At its core, the difficulty that we face is that the number of places for refugee resettlement that stable countries are prepared to make available falls far short of the numbers of refugees in the world who desperately require resettlement from countries of first asylum. Refugees fleeing persecution and abuse understandably seek to relocate to states in which they will enjoy both legal and substantive protection.

For many refugees, this is increasingly difficult to find.

Countries that once seemed welcoming have in far too many cases become dangerously unstable. The result is that refugees are looking further afield for protection, and their eyes naturally fall on those countries that are parties to the 1951 Convention Relating to the Status of Refugees, and that have a history of treating refugees with some decency. Australia falls into this category, and is therefore a natural destination.

One of the reasons why the asylum debate in Australia is so exasperating is that few major-party politicians are prepared to recognise the significance of such push factors in determining the shape of refugee flows. Opposition figures crow about the alleged ''success'' of the Pacific solution without mentioning that in November 2001, the vicious Taliban regime in Afghanistan was overthrown, triggering a period of considerable (if misplaced) optimism among Afghans about the future of their country, and reducing their disposition to seek protection abroad. Sadly, one of the key reasons why the number of refugees seeking asylum in Australia has risen in recent times is the progressive breakdown of the transition process in Afghanistan, combined with the increasing danger in Pakistan.

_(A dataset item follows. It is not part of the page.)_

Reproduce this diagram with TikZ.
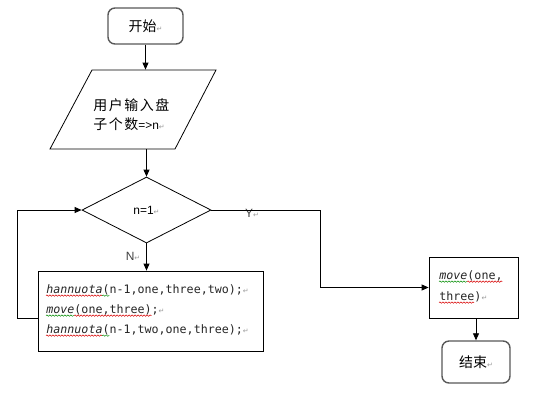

A large number of those seeking protection in Australia are Shiite Hazaras who have had a long experience of being marginalised or persecuted in Afghanistan. In August 1998, 2000 Hazaras were massacred in just three days by the Taliban in Mazar-e Sharif, and on December 6, 2011, a bomb blast at a religious festival for Hazaras in Kabul killed a large number of people: a poignant photograph of a little girl crying in the midst of a pile of dead bodies won a Pulitzer Prize for the photographer Massoud Hossaini, who himself had been injured in the explosion.

With a real risk of the return of the Taliban to power in Afghanistan, it is hardly surprising that Hazaras are seeking to escape, often on the strength of the pooled life-savings of others within their extended families. Yet Pakistan is no longer safe for Hazaras either. In Quetta and Parachinar, brutal massacres of Shiite Muslims are being carried out regularly by sectarian extremists. Hazaras in search of protection are likely to continue eastward in search of a country that is a party to the 1951 Convention. And it just so happens that Australia is the first such country they will encounter: in intervening states, they can expect to be pushed to the fringes of society and denied any meaningful future. The combination of powerful push factors in their own country and misery in transit means that Australia will likely remain the obvious destination, no matter what bipartisan deterrent measures might be pursued.

A more sensible approach to undermining the smuggling trade would be to allow Afghans at risk to apply for resettlement from Afghanistan through an ''in-country'' program, and to resettle really large numbers of Afghans from transit countries. Australia is one of the richest countries in the world, and can easily afford to do far more than it does.

Some of our politicians may comfort themselves with the thought that through deterrent policies they are really ''saving lives'', but it would be unwise to fall for the comforting delusion that deterring refugees from seeking asylum in Australia through a trip by boat will put an end to the loss of life at sea. What is more likely to happen is that Afghan refugees, instead of heading eastward towards Australia, will head westward, only to risk drowning in the waters of the Mediterranean Sea. Only the most cynical politician could take pleasure in such an outcome. A mature refugee policy needs to be more than an exercise in balloon squeezing.
Professor William Maley is director of the Asia-Pacific College of Diplomacy at the Australian National University, and author of Rescuing Afghanistan and The Afghanistan Wars.